--- START ---

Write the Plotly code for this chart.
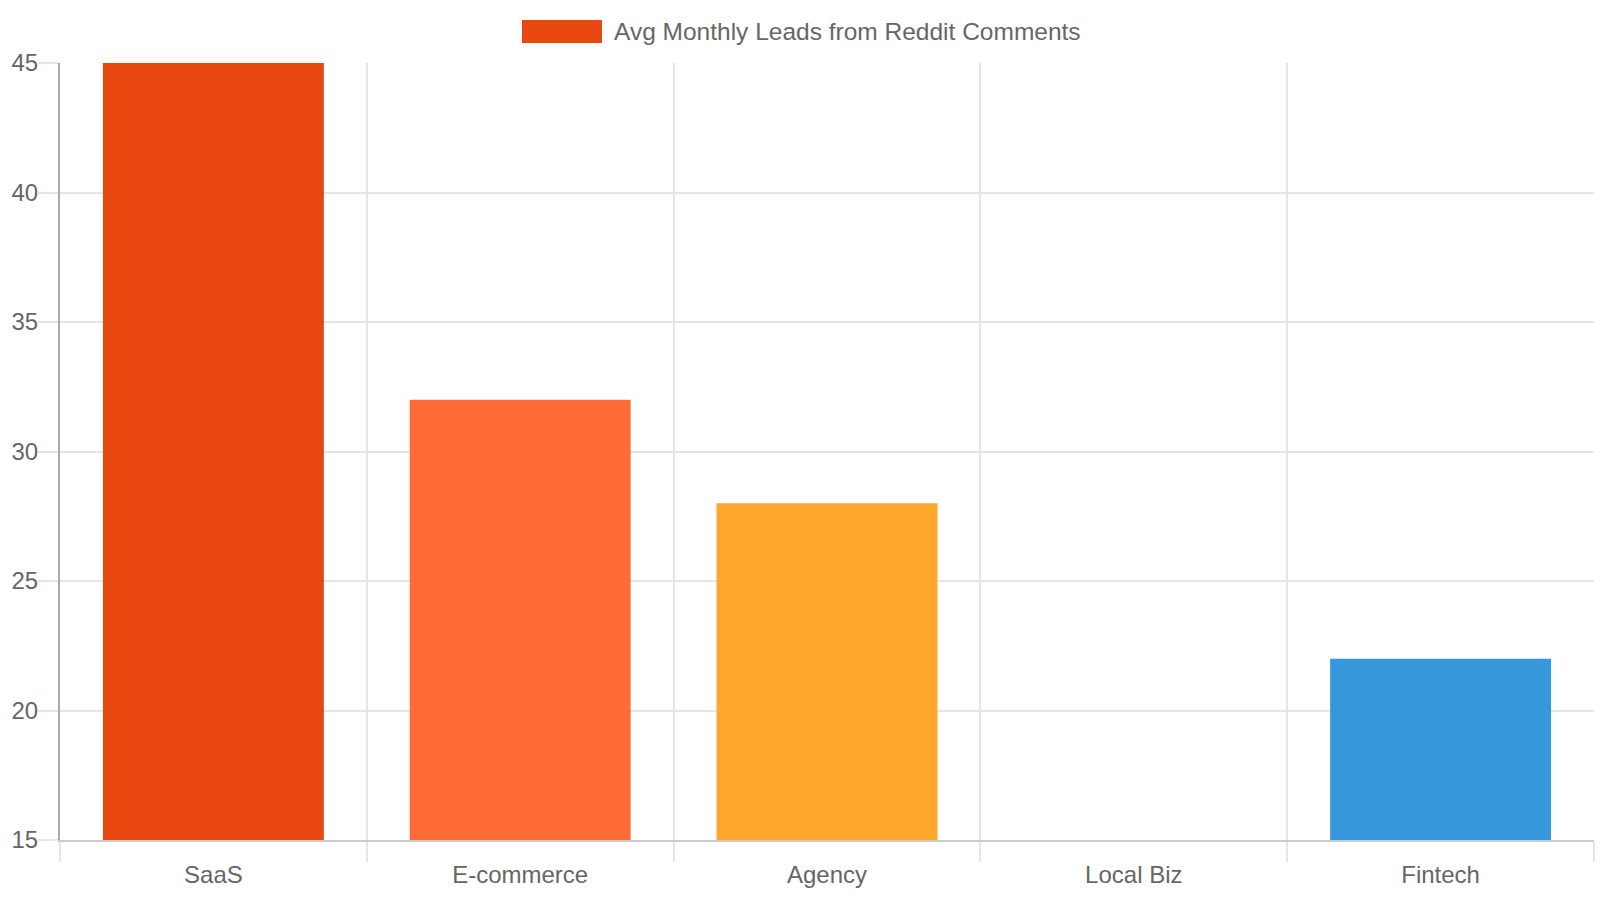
import plotly.graph_objects as go

# chart data
categories = ["SaaS", "E-commerce", "Agency", "Local Biz", "Fintech"]
avg_leads = [45, 32, 28, 15, 22]
bar_colors = ["#E8470F", "#FF6B35", "#FFA62B", "#2ECC71", "#3698DB"]
series_name = "Avg Monthly Leads from Reddit Comments"

W, H = 1600, 900
L, R, T, B = 60, 6, 63, 60
FONT = "Liberation Sans, Arial, sans-serif"
GRID = "#e5e5e5"


def px_x(x):
    # pixel -> paper coordinate (horizontal)
    return (x - L) / (W - L - R)


def px_y(y):
    # pixel -> paper coordinate (vertical)
    return (H - B - y) / (H - T - B)


fig = go.Figure(
    go.Bar(
        x=categories,
        y=avg_leads,
        marker=dict(color=bar_colors, line=dict(width=0)),
        name=series_name,
        showlegend=False,
    )
)

# legend drawn by hand, chart.js style (wide box + label)
fig.add_shape(
    type="rect", xref="paper", yref="paper",
    x0=px_x(522), x1=px_x(602), y0=px_y(43), y1=px_y(20),
    fillcolor=bar_colors[0], line=dict(width=0),
)
fig.add_annotation(
    text=series_name, xref="paper", yref="paper",
    x=px_x(612), y=px_y(32), xanchor="left", yanchor="middle",
    showarrow=False, font=dict(family=FONT, size=24.5, color="#666"),
)

fig.update_layout(
    width=W, height=H,
    margin=dict(l=L, r=R, t=T, b=B),
    paper_bgcolor="white", plot_bgcolor="white",
    bargap=0.28,
    font=dict(family=FONT, size=24, color="#666"),
)
fig.update_xaxes(
    tickson="boundaries", showgrid=True, gridcolor=GRID, gridwidth=2,
    ticks="outside", ticklen=20, tickcolor=GRID, tickwidth=2,
    ticklabelstandoff=12,
    showline=True, linecolor="#cccccc", linewidth=2,
    tickfont=dict(size=24, color="#666"),
)
fig.update_yaxes(
    range=[15, 45], dtick=5, showgrid=True, gridcolor=GRID, gridwidth=2,
    ticks="outside", ticklen=20, tickcolor=GRID, tickwidth=2,
    ticklabelstandoff=-5,
    showline=True, linecolor="#aaaaaa", linewidth=2,
    zeroline=False, tickfont=dict(size=24, color="#666"),
)

# page body has a default 8px margin; drop it so the figure fills the window
fig.write_html(
    "out.html",
    config={"displayModeBar": False},
    post_script="document.body.style.margin = '0';",
)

--- END ---

_Task description:_
How many lines in the listing contain "chart"? Answer with the number alone.

_Finished task:_
3